Walsh does not say much about his taste in art in this book; its predecessor, Monanisms (2010), is his annotated catalogue of the collection as it was when MONA opened. There are accounts in A Bone of Fact of meetings with Anselm Kiefer and James Turrell, among others, but no mention of the work at the centre of the MONA collection: Sydney Nolan’s Snake (c.1970), which is made out of 1620 panels, each a discrete representation, that together form a serpent undulating through a field of images. To have made a place in which this work can be displayed – it is the size of an Olympic swimming pool – is an extraordinary achievement in itself.
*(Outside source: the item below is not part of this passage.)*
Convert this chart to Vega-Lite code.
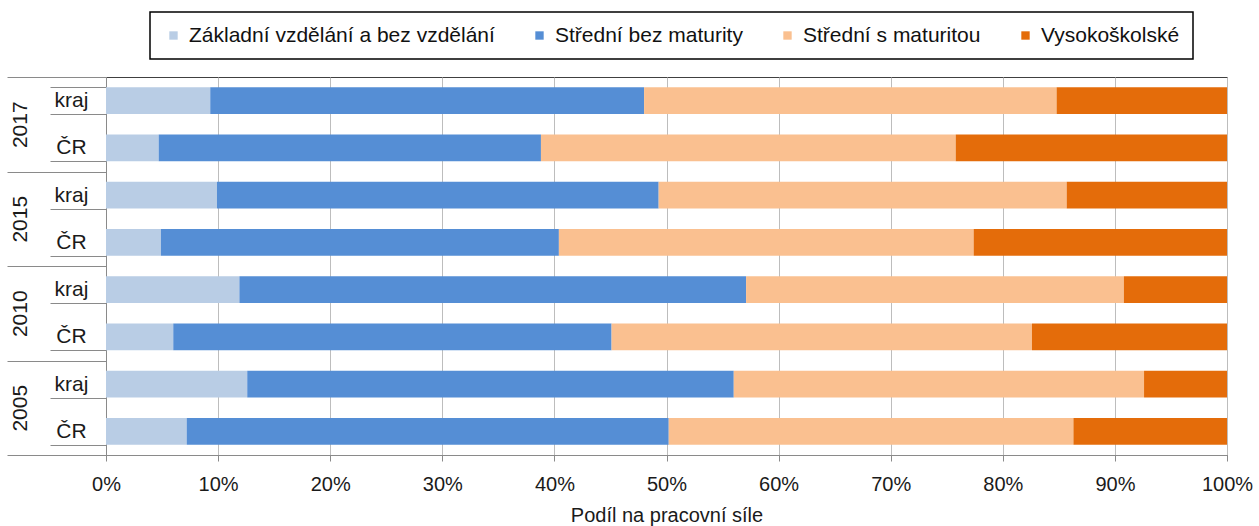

It took me a while to read A Bone of Fact: I could manage it only in bursts and found that it read better on trains than while sitting still. Something about the constant motion made the writing flow more smoothly. I had to learn to engage with the full force of a strong, eccentric and forthright personality, who seemed to be speaking directly, sometimes exhaustingly, into my ear. A Bone of Fact is really memoir as a form of self-portraiture and, David Walsh being who he is, not much is held back. He is garrulous, sardonic, impudent, without shame and without inhibitions; but he also has a vein of kindness to his person that makes the encounter with him ultimately worthwhile.

This kindness manifests itself in an anecdote he tells about his time in the Tax Office, the only proper job he ever had. A poor immigrant woman had been caught working while her husband was claiming deductions for a wife who stayed at home. She was summoned into the office but evidently did not understand what she had done wrong. Walsh was obliged to proceed with what could eventually have become a prosecution. Instead, he told the woman she would never hear from the Tax Office again; and then he destroyed her file. This act of kindness came, I think, from his appreciation of the contingencies of fate. Walsh says of himself:

It is misleading talking to me if you do not acknowledge all the ghosts of me that did similar things but ended up with shitful outcomes, to coin a phrase.

Those ‘ghosts of me’ shadow all of us on our path through life among the 6.5% as we move towards the moment when we join the 100 billion plus of the dead. They are all alternate selves who did not manage whatever it is we have been able to do. David Walsh’s ghosts would not, presumably, have had the opportunity to found a museum, nor write this book. As a survivor who might so easily have failed, he is preternaturally aware of that. The volume itself is hard-backed and gilt-edged; it is handsomely produced, assiduously referenced, copiously illustrated – mostly with images from MONA’s collection – and it will set you back $55. Walsh will need to sell many thousands of copies to make up the $8 million MONA reputedly loses every year. But somewhere, somehow, those figures have probably already been factored in and given philosophical as well as financial weight by this particular member of the Numerati. Who knows? A Bone of Fact may yet turn out to be a winning investment.